Ahead of the 2015 general election, Miliband outlined the foreign policy he proposed for the next Labour government, insisting on the continued importance of NATO, even though he acknowledged that ‘[t]he threats we face now are not generally the old threat from single states’. He went on to list three such threats, or challenges: those from terrorism, mass migration, and climate change, all issues that undoubtedly require international co-operation. Unfortunately, Miliband’s argument lacked conviction as he insisted on co-operation while refusing to even consider what this might mean in relation to NATO. Miliband spoke of ‘reshap[ing] our great country’s relationship with our allies and partners’, but failed to specifically address Britain’s relationship with the US or the latter’s domination of NATO and ‘the West’ generally (for my discussion of the ‘special relationship in action recently, see here). Looking ahead, given his inability to say anything different, one might expect that a Smith leadership – in government or in opposition – would be similarly compromised.
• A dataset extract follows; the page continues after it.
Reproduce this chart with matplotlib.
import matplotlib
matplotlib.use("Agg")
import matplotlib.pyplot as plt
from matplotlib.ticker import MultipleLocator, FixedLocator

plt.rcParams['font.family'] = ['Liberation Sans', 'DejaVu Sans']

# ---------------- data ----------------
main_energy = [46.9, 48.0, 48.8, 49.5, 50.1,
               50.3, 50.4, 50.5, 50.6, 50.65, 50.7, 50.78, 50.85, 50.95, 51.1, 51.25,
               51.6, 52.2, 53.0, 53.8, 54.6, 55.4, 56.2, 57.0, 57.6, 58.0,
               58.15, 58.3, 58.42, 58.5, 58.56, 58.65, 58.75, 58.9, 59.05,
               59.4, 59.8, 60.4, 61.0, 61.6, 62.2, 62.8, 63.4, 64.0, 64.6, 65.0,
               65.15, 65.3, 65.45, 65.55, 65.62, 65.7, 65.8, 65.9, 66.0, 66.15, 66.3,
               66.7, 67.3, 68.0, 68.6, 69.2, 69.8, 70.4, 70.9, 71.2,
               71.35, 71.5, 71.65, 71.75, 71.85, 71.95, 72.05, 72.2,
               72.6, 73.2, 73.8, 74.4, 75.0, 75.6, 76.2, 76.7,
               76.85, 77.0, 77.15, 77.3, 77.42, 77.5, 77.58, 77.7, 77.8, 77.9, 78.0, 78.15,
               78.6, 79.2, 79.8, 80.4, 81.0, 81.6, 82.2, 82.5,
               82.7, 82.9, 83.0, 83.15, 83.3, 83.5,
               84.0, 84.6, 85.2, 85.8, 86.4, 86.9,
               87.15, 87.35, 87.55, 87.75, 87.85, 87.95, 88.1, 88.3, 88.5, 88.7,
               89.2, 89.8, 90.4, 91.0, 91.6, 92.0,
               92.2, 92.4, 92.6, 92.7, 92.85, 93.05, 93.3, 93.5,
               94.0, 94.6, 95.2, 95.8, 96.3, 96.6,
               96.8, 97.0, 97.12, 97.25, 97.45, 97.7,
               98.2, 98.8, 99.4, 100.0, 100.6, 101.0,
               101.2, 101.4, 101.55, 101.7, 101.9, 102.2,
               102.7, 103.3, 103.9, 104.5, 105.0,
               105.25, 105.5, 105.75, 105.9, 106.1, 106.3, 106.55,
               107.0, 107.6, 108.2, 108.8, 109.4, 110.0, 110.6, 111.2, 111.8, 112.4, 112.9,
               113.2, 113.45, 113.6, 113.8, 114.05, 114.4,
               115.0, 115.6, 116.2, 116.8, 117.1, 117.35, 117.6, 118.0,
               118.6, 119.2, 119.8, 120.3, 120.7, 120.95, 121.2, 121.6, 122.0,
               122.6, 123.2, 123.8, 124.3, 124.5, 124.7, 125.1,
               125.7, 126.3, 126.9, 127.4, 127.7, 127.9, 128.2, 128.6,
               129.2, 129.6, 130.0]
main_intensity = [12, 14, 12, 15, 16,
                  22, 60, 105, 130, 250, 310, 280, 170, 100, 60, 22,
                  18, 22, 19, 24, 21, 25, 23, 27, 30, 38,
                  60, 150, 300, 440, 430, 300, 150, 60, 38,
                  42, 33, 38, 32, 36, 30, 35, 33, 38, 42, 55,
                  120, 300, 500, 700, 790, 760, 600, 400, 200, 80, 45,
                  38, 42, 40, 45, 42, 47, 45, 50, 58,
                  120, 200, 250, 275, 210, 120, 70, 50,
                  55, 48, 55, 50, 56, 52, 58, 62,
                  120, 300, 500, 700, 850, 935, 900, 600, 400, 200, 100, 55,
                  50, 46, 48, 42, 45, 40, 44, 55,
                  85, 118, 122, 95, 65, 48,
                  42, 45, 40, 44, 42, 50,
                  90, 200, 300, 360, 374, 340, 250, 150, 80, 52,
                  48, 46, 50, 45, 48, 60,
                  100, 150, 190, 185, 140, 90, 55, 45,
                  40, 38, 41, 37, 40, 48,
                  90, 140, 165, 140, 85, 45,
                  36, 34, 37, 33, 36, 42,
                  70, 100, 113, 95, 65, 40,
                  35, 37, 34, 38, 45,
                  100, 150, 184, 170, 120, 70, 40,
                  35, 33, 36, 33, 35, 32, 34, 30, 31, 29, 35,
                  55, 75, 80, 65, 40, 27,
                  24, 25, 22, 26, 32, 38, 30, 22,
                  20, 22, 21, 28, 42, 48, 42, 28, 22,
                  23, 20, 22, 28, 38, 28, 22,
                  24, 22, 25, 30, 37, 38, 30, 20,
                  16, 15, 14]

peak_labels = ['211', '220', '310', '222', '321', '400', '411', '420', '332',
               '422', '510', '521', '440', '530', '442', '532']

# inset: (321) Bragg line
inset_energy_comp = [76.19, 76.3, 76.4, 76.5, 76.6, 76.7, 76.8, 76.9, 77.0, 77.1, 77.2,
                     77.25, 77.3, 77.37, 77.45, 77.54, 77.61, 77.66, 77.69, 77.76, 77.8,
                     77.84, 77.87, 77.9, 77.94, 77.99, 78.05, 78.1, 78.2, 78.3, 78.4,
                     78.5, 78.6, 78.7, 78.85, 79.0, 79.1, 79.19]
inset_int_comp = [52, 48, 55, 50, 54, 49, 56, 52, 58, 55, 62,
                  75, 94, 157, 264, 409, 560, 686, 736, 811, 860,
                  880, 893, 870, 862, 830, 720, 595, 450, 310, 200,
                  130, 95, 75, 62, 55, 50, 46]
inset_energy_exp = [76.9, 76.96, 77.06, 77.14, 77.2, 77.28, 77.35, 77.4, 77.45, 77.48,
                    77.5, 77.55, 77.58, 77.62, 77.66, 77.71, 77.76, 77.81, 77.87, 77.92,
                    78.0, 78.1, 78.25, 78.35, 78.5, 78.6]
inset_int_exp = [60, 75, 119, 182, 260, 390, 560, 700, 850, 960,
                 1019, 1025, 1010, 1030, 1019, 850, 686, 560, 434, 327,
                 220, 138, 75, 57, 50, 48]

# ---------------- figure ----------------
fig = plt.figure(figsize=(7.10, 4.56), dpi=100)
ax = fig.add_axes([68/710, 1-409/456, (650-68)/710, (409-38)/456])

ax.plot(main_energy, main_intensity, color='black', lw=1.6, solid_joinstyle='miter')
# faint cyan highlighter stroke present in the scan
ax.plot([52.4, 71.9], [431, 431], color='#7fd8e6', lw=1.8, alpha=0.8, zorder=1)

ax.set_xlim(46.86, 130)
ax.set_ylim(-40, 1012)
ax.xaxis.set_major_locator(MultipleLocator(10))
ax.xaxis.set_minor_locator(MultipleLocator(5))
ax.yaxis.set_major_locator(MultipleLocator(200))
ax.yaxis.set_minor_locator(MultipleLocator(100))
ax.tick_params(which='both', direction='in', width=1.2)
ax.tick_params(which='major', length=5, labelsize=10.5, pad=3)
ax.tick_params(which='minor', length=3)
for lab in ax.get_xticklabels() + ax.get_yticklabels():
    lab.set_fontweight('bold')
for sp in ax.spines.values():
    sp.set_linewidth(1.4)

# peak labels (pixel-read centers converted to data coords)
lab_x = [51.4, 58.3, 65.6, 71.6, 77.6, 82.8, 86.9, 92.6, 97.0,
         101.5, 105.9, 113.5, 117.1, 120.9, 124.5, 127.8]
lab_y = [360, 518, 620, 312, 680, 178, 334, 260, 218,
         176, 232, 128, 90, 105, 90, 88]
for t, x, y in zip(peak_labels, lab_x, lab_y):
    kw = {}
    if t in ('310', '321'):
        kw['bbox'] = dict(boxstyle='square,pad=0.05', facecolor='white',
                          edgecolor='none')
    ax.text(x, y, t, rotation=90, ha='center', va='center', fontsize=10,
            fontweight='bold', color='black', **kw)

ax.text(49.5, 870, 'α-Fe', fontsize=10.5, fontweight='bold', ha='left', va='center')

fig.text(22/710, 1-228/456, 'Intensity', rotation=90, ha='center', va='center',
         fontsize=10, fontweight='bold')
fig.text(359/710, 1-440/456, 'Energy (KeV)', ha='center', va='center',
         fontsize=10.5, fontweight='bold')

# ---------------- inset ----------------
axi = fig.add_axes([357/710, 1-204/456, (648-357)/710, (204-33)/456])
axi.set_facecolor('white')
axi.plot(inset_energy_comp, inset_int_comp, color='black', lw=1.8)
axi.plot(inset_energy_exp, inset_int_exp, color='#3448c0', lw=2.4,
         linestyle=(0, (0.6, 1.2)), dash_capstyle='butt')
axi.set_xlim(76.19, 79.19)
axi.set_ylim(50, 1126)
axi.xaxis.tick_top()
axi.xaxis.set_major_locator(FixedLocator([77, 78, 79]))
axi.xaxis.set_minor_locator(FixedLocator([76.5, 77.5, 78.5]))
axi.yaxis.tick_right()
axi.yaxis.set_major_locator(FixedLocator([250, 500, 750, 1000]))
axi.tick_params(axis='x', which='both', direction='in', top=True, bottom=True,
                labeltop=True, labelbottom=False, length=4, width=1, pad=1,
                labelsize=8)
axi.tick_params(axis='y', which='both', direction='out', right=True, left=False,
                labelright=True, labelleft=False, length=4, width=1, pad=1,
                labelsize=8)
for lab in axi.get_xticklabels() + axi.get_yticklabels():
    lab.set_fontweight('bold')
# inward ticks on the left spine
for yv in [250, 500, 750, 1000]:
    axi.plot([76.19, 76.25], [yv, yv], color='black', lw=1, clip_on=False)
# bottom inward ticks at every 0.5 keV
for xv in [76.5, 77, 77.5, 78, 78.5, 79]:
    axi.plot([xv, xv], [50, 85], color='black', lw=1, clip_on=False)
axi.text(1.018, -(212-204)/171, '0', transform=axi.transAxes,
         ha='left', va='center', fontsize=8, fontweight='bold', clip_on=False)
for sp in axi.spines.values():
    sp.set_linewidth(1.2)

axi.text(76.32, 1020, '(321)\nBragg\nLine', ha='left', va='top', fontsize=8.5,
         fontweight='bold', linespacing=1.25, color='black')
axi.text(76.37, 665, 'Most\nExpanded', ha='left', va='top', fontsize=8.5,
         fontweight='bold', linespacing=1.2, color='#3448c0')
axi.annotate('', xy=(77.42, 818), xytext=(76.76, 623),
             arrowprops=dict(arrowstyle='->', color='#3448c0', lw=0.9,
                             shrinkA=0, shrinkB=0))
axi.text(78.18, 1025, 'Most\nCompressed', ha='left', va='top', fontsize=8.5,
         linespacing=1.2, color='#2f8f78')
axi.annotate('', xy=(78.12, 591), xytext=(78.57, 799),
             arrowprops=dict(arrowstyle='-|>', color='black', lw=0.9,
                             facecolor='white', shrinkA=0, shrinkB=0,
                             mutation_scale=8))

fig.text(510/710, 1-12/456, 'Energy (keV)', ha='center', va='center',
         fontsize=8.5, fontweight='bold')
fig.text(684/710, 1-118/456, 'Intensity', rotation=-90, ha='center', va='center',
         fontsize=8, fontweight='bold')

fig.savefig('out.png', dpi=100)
NATO remains a problem because of the refusal of politicians to confront its continued existence. There are few, like Corbyn, who have been prepared to ask the obvious question. Following the Warsaw summit in July it was obvious that ‘Europe’ was far from united on how to face the so-called challenge of Russian aggression. On this occasion, Cameron attempted to make Europe – or Western Europe, or some kind of European alliance – synonymous with NATO; and it should be clear to anyone not in denial that, following the end of the Cold War, NATO and the EU have worked in concert in expanding into Eastern Europe.[1] Rather than easy anti-Russia rhetoric, there should be a more careful consideration of Europe’s relationship with the US when the latter, post-1989, has been encouraged, under successive presidents, to see itself as the only game in town.
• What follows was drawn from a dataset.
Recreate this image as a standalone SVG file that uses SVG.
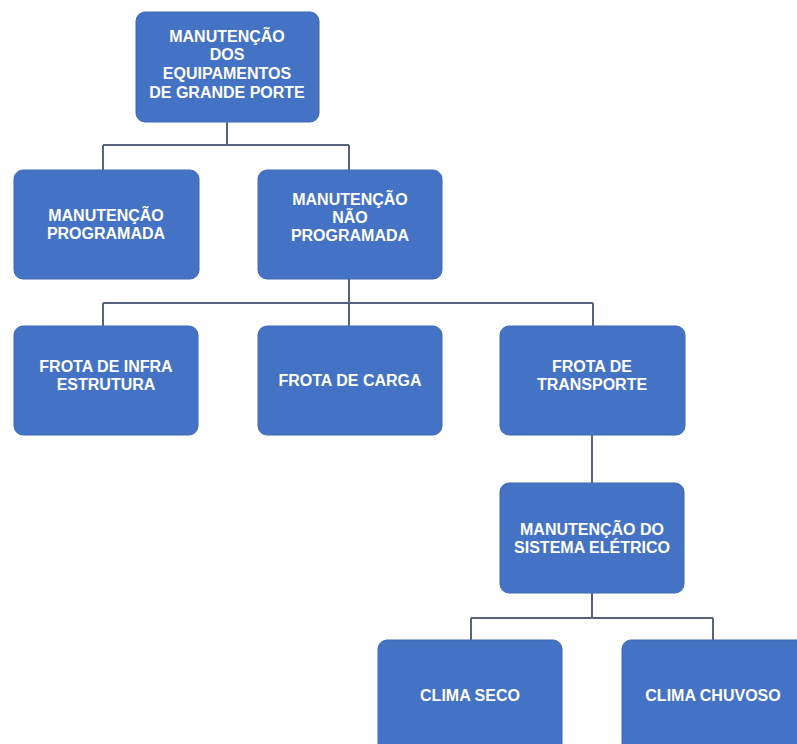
<svg xmlns="http://www.w3.org/2000/svg" width="797" height="744" viewBox="0 0 797 744">
<style>
.box{fill:#4472C4;stroke:#3F69B5;stroke-width:1}
.t{font-family:"Liberation Sans",Arial,sans-serif;font-weight:bold;font-size:16px;fill:#FFFFFF;text-anchor:middle}
.c{fill:none;stroke:#56627E;stroke-width:2}
</style>
<rect width="797" height="744" fill="#FFFFFF"/>
<g id="connectors">
<path class="c" d="M227 122 V145 M103 145 H349 M103 145 V170 M349 145 V170"/>
<path class="c" d="M349 279 V303 M103 303 H593 M103 303 V326 M349 303 V326 M593 303 V326"/>
<path class="c" d="M592 435 V483"/>
<path class="c" d="M592 593 V618 M471 618 H713 M471 618 V640 M713 618 V640"/>
</g>
<g id="n-root">
<rect class="box" x="136" y="12" width="183" height="110" rx="9"/>
<text class="t" x="227" y="41.5">MANUTENÇÃO</text>
<text class="t" x="227" y="60">DOS</text>
<text class="t" x="227" y="79">EQUIPAMENTOS</text>
<text class="t" x="227" y="98">DE GRANDE PORTE</text>
</g>
<g id="n-programada">
<rect class="box" x="14" y="170" width="185" height="109" rx="9"/>
<text class="t" x="106" y="221">MANUTENÇÃO</text>
<text class="t" x="106" y="239">PROGRAMADA</text>
</g>
<g id="n-nao-programada">
<rect class="box" x="258" y="170" width="184" height="109" rx="9"/>
<text class="t" x="350" y="205">MANUTENÇÃO</text>
<text class="t" x="350" y="223">NÃO</text>
<text class="t" x="350" y="241">PROGRAMADA</text>
</g>
<g id="n-infra">
<rect class="box" x="14" y="326" width="184" height="109" rx="9"/>
<text class="t" x="106" y="372">FROTA DE INFRA</text>
<text class="t" x="106" y="390">ESTRUTURA</text>
</g>
<g id="n-carga">
<rect class="box" x="258" y="326" width="184" height="109" rx="9"/>
<text class="t" x="350" y="386">FROTA DE CARGA</text>
</g>
<g id="n-transporte">
<rect class="box" x="500" y="326" width="185" height="109" rx="9"/>
<text class="t" x="592" y="372">FROTA DE</text>
<text class="t" x="592" y="390">TRANSPORTE</text>
</g>
<g id="n-eletrico">
<rect class="box" x="500" y="483" width="184" height="110" rx="9"/>
<text class="t" x="592" y="535">MANUTENÇÃO DO</text>
<text class="t" x="592" y="553">SISTEMA ELÉTRICO</text>
</g>
<g id="n-seco">
<rect class="box" x="378" y="640" width="184" height="112" rx="9"/>
<text class="t" x="470" y="701">CLIMA SECO</text>
</g>
<g id="n-chuvoso">
<rect class="box" x="622" y="640" width="184" height="112" rx="9"/>
<text class="t" x="713" y="701">CLIMA CHUVOSO</text>
</g>
</svg>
It is, then, worth revisiting the idea of an ethical foreign policy as introduced by Robin Cook when he became foreign secretary in 1997. At that time Cook described what he called a Mission Statement, and the first of his four stated goals, perhaps predictably, confirmed Labour’s ongoing commitment to NATO: whatever British foreign policy was going to be, there was little likelihood of any challenge to US hegemony. The subsequent bombing of Kosovo, justified as an act of humanitarian intervention, no more than confirmed US leadership of NATO, and it is difficult to pretend that action ever had any other purpose.[2] This example is pertinent to the present discussion because Cook is, perhaps, best remembered now for his opposition to the invasion of Iraq in 2003: in his speech in Parliament, resigning from the government – he had been Leader of the House since 2001 – Cook noted that the Iraq invasion didn’t have the support of NATO (or the EU or the UN Security Council). He brought up Kosovo to argue that legal justification on the basis of humanitarian need followed from a consensus among the different organisations he named. However, rather than contrasting Iraq and Kosovo as examples of British foreign policy getting it wrong after getting it right, Cook would have done better to highlight their similarities and observe that, on each occasion, it was a desire on the part of the US to assert hegemonic control that determined action. On each occasion, Britain’s only consideration was whether or not to fall into line. The challenge for a future Labour government, then, will be to find a way to avoid ongoing subservience to US global ambitions.

This post was first published on heavymetalpolitics.com (17/9/16).

[1] Frank Schimmelfennig, The EU, NATO and the Integration of Europe: Rules and Rhetoric, 2003; Luis Simon, Geopolitical Change, Grand Strategy and European Security: The EU‑NATO Conundrum, 2014.

[2] Tariq Ali ed, Masters of the Universe?: NATO’s Balkan Crusade, 2000.